JEFF GREENFIELD, CNN SENIOR ANALYST: Wolf, the Democrats' capture of both houses of the Congress was, of course, the big election news. But that has left another important story under- covered. What happened at the state level? The results at the grassroots, in fact, hold real significance for the political future.
Democrats picked up governorships in six states, Massachusetts, New York, Maryland, Arkansas, Ohio, and Colorado. They did not lose a governorship anywhere. And, among the 50 state legislatures, Democrats won more than 320 seats, and took full control of 10 legislatures. Here is what this means. Before Election Day, Republicans controlled 20 legislatures, Democrats 19, and 10 were split. Nebraska has a nonpartisan one-chamber system. Now Democrats control 24, Republicans 16, and nine are split.
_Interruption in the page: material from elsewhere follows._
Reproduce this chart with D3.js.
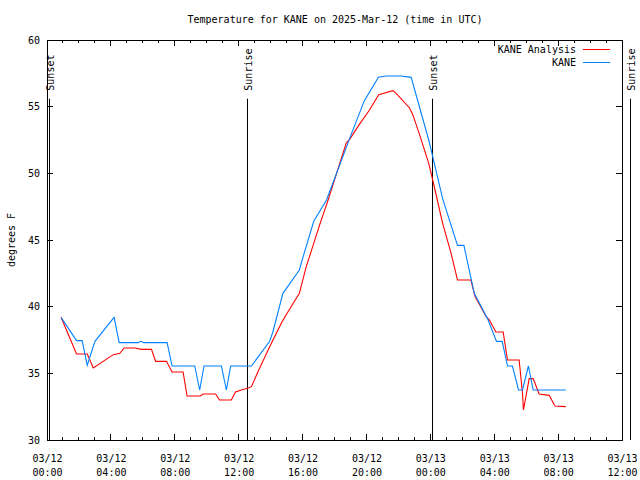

The most obvious significance is that the states draw district lines for the U.S. House of Representatives. After Republicans won full control of the state legislature in 2002, they redrew lines to give the GOP five more House seats. And, if we look at where the Democrats gained, the meaning of these results deepens. At root, Democrats gained just about everywhere, except the South, including regions that we think of as solidly Republican. In New Hampshire, the last Republican holdout in New England, Democrats not only won both U.S. House seats, but took both houses of the state legislature. Iowa and Minnesota have gone Democratic. And New Mexico and Colorado legislatures remain Democratic.
And even where they did not win control, Democrats made gains, in Missouri, Arizona, Kansas, Idaho, and Ohio. The significance is that most of these gains have come in states that have been an indispensable part of the Republican bloc in election years. In two elections, for instance, President Bush lost only one state, New Mexico, barely in 2000, in all of the Great Plains and interior West. So, if people there have begun to be more comfortable in choosing Democrats at the grassroots, it suggests that the playing field may be expanding, or at least that the several dozen electoral votes the GOP has more or less taken for granted may be in play in 2008.
GREENFIELD: These results could affect the early maneuvering for Democratic presidential hopefuls. A candidate with a more centrist message, say, an Evan Bayh or a Tom Vilsack, could well point to these results and ask: See what might happen if you turn to someone like me, instead of, say, a senator from -- oh, I don't know -- New York.